しかし、そうは問屋がおろさない。O君は悲しい目をしていた。部活動や放課後には悪友として仲良くやっていたO君。時にはバンド組もうぜ、と誘ってくれたO君。時には漫才やろうぜ、と誘ってくれたO君。生徒会選挙があると、急に僕を他薦してきたO君。
つまり、彼はイベントが大好きなのだ。僕はそんな彼をスカしたり、たまには付き合ったりして、ほどほどに楽しく過ごさせてもらっていた。
おい、最後のイベントは付き合ってくれるだろ?とプレッシャーをかけてくるO君。最後のイベントだと?僕は君のおかげで卒業生代表の答辞を読んだり、市のなんとかシンポジウムで発表せねばならんのだ。忙しいのだ。君にとって最後でも、僕にとっては最後じゃない。後がつかえている。
そんな僕とO君のやりとりを見ていたクラスメイト達から、次第に声があがり始める。皆は生徒会長たる僕ではなく、O君の味方をしていた。
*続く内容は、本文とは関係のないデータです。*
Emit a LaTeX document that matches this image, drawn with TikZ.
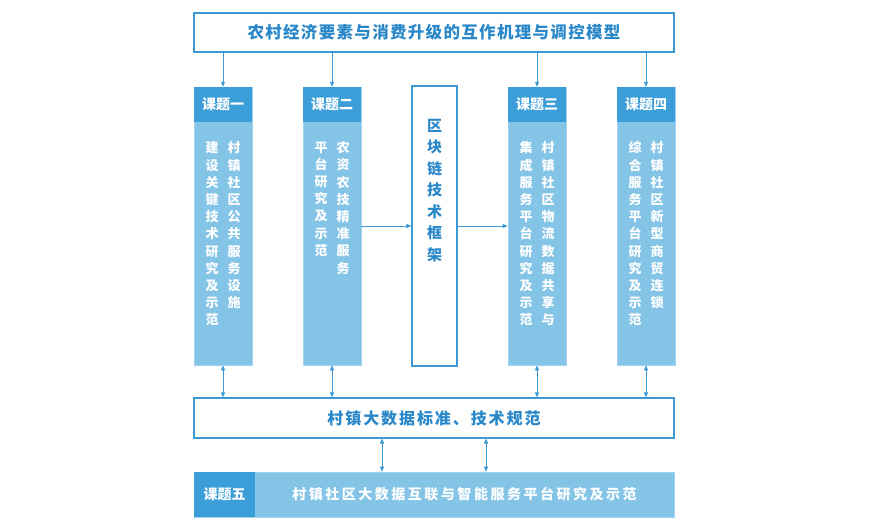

最後の思い出くらい付き合ってやれよ、O君はこんなに言ってくれてるじゃないか、と。プチ炎上している。
こんなんで残りの中学生活、後ろ指さされて過ごしたくはない。仕方がなく僕は、O君とコンビを組み、歌唱発表に臨むこととした。

 CDショップにいってカラオケバージョンのある曲を探したり、それぞれが歌うパートとか構成を決めたりするのは割と楽しかった。すったもんだの末に、選曲は当時流行していたサスケの「青いベンチ」に決まった。あまりにベタだったし、軽くUKロックをこじらせてた僕はちょっと抵抗がなくもなかったが、O君の「お前がわけのをわからん英語の曲を得意げに歌うのを誰が聞きたいのか」という発言に反論できなかったため、おとなしく従うことにした。いい判断だったと思う。この曲の収録されたシングルCDにはカラオケバージョンがあったので練習しやすかった。

 結果的に僕らの発表は上手くいった。手前味噌ながら、発表後の拍手は他のどの組よりも大きかったと思う。僕もO君も苦手とまでは言わないが、それほど歌が上手くはない。それでも、クラスメイト達から高い評価が得られたのは、僕らが音痴だと思われてたからだ。
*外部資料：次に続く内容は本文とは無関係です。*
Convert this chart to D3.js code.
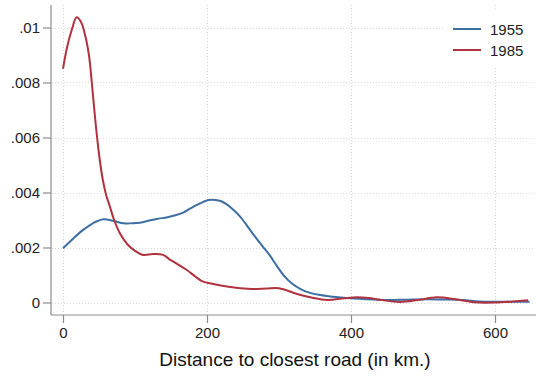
<!DOCTYPE html>
<html><head><meta charset="utf-8">
<script src="https://cdn.jsdelivr.net/npm/d3@7"></script>
<style>
body{margin:0;background:#fff;}
svg{display:block;font-family:"Liberation Sans",Arial,Helvetica,sans-serif;}
</style></head>
<body>
<svg id="c" width="536" height="376"></svg>
<script>
const seriesNames = ["1955", "1985"];
const seriesColors = ["#3d6fa3", "#b0323f"];
const xTicks = [0, 200, 400, 600];
const yTicks = [0, 0.002, 0.004, 0.006, 0.008, 0.01];
const yTickLabels = ["0", ".002", ".004", ".006", ".008", ".01"];
const xTitle = "Distance to closest road (in km.)";

const x1955 = [0,14,28,42,56,70,84,96,107,120,130,145,156,167,177,186,195,202,212,219,228,237,246,256,266,277,287,297,308,318,330,342,357,375,394,420,450,475,503,530,555,578,600,625,648];
const y1955 = [0.00197,0.00232,0.00264,0.00289,0.00303,0.00297,0.00288,0.00288,0.00290,0.00298,0.00304,0.00310,0.00317,0.00327,0.00342,0.00355,0.00366,0.00373,0.00373,0.00369,0.00356,0.00336,0.00312,0.00278,0.00242,0.00205,0.00172,0.00133,0.00094,0.00069,0.00049,0.00036,0.00027,0.00021,0.00016,0.00012,0.00009,0.00010,0.00012,0.00011,0.00009,0.00004,0.00003,0.00003,0.00003];

const x1985 = [0,5,12,19,25,30,36,40,45,50,55,60,65,71,79,90,100,111,125,139,149,160,172,183,193,209,230,246,265,283,300,325,345,367,390,408,425,440,468,495,519,545,570,600,625,646];
const y1985 = [0.00850,0.00920,0.00990,0.01037,0.01020,0.00980,0.00900,0.00800,0.00660,0.00540,0.00450,0.00390,0.00350,0.00300,0.00252,0.00210,0.00188,0.00173,0.00176,0.00173,0.00155,0.00138,0.00118,0.00096,0.00078,0.00067,0.00057,0.00052,0.00049,0.00051,0.00052,0.00031,0.00018,0.00009,0.00015,0.00019,0.00016,0.00010,0.00002,0.00010,0.00019,0.00012,0.00001,0.00000,0.00004,0.00008];

const series = [
  {name: seriesNames[0], color: seriesColors[0], xs: x1955, ys: y1955},
  {name: seriesNames[1], color: seriesColors[1], xs: x1985, ys: y1985}
];

const svg = d3.select("#c");
const pLeft = 51, pRight = 533, pTop = 5, pBottom = 315;
const x = d3.scaleLinear().domain([0, 600]).range([63, 495]);
const y = d3.scaleLinear().domain([0, 0.01]).range([302.5, 27.5]);

// grid
const grid = svg.append("g").attr("stroke", "#d9d9d9").attr("stroke-width", 1).attr("stroke-dasharray", "1,2");
grid.selectAll("line.h").data(yTicks).join("line").attr("class", "h")
  .attr("x1", pLeft + 1).attr("x2", pRight).attr("y1", d => Math.round(y(d)) + 0.5).attr("y2", d => Math.round(y(d)) + 0.5);
grid.selectAll("line.v").data(xTicks).join("line").attr("class", "v")
  .attr("y1", pTop).attr("y2", pBottom - 1).attr("x1", d => Math.round(x(d)) + 0.5).attr("x2", d => Math.round(x(d)) + 0.5);

// axes
const yAxis = d3.axisLeft(y).tickValues(yTicks).tickFormat((d, i) => yTickLabels[i]).tickSize(8).tickPadding(3);
const gy = svg.append("g").attr("transform", `translate(${pLeft},0)`).call(yAxis);
gy.select(".domain").remove();
gy.append("line").attr("x1", 0).attr("x2", 0).attr("y1", pTop).attr("y2", pBottom);
const xAxis = d3.axisBottom(x).tickValues(xTicks).tickFormat(d3.format("d")).tickSize(8).tickPadding(4);
const gx = svg.append("g").attr("transform", `translate(0,${pBottom})`).call(xAxis);
gx.select(".domain").remove();
gx.append("line").attr("x1", pLeft).attr("x2", pRight + 3).attr("y1", 0).attr("y2", 0);
[gx, gy].forEach(g => {
  g.selectAll("line").attr("stroke", "#8c8c8c").attr("stroke-width", 1.2);
  g.selectAll("text").attr("fill", "#222").style("font-size", "15px").style("font-family", '"Liberation Sans",Arial,sans-serif');
});

svg.append("text").attr("x", 295).attr("y", 366).attr("text-anchor", "middle")
  .attr("fill", "#111").style("font-size", "19px").text(xTitle);

// lines
const line = d3.line().x(d => x(d[0])).y(d => y(d[1])).curve(d3.curveCatmullRom.alpha(0.5));
series.forEach(s => {
  svg.append("path").datum(s.xs.map((v, i) => [v, s.ys[i]]))
    .attr("fill", "none").attr("stroke", s.color).attr("stroke-width", 2).attr("d", line);
});

// legend
const lg = svg.append("g");
lg.append("rect").attr("x", 443).attr("y", 11).attr("width", 93).attr("height", 55).attr("fill", "#fff");
series.forEach((s, i) => {
  const yy = 29 + i * 21;
  lg.append("line").attr("x1", 453).attr("x2", 481).attr("y1", yy).attr("y2", yy).attr("stroke", s.color).attr("stroke-width", 2);
  lg.append("text").attr("x", 490).attr("y", yy + 5.5).attr("fill", "#222").style("font-size", "15px").text(s.name);
});
</script>
</body></html>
実際、歌ってる最中にも気になるリアクションがみられた。「え?」とか「うまい……?」とか「なんで?」とか、小声で聞こえてきた。なんで?ってなんでだよ。どうやら、キャラ的に歌が下手なイメージらしい。解せん。あと、「かっこいい……」も聞こえてきた。でも、そんなことは言われたことがなかったので、幻聴だと思っていた。

 僕はこの出来事がきっかけで、二人の女子から声をかけられ、携帯のメアド交換をして、高校1年生の夏くらいまで交流をすることになる。バンドマンがモテるのはこういうことなのかと思った。後で聞いたら、O君にはそういう事は起きなかったらしいので、僕はそのことを未だに彼には内緒にしている。
25歳くらいのときに突然、彼から電話が来た。8年ぶりくらいに会話をした。彼は将来的に僕を地元の市長選に出馬させたいらしいが、それは勘弁してほしい。
僕らも今年で30歳になる。彼はいま、なにをしているのだろうか。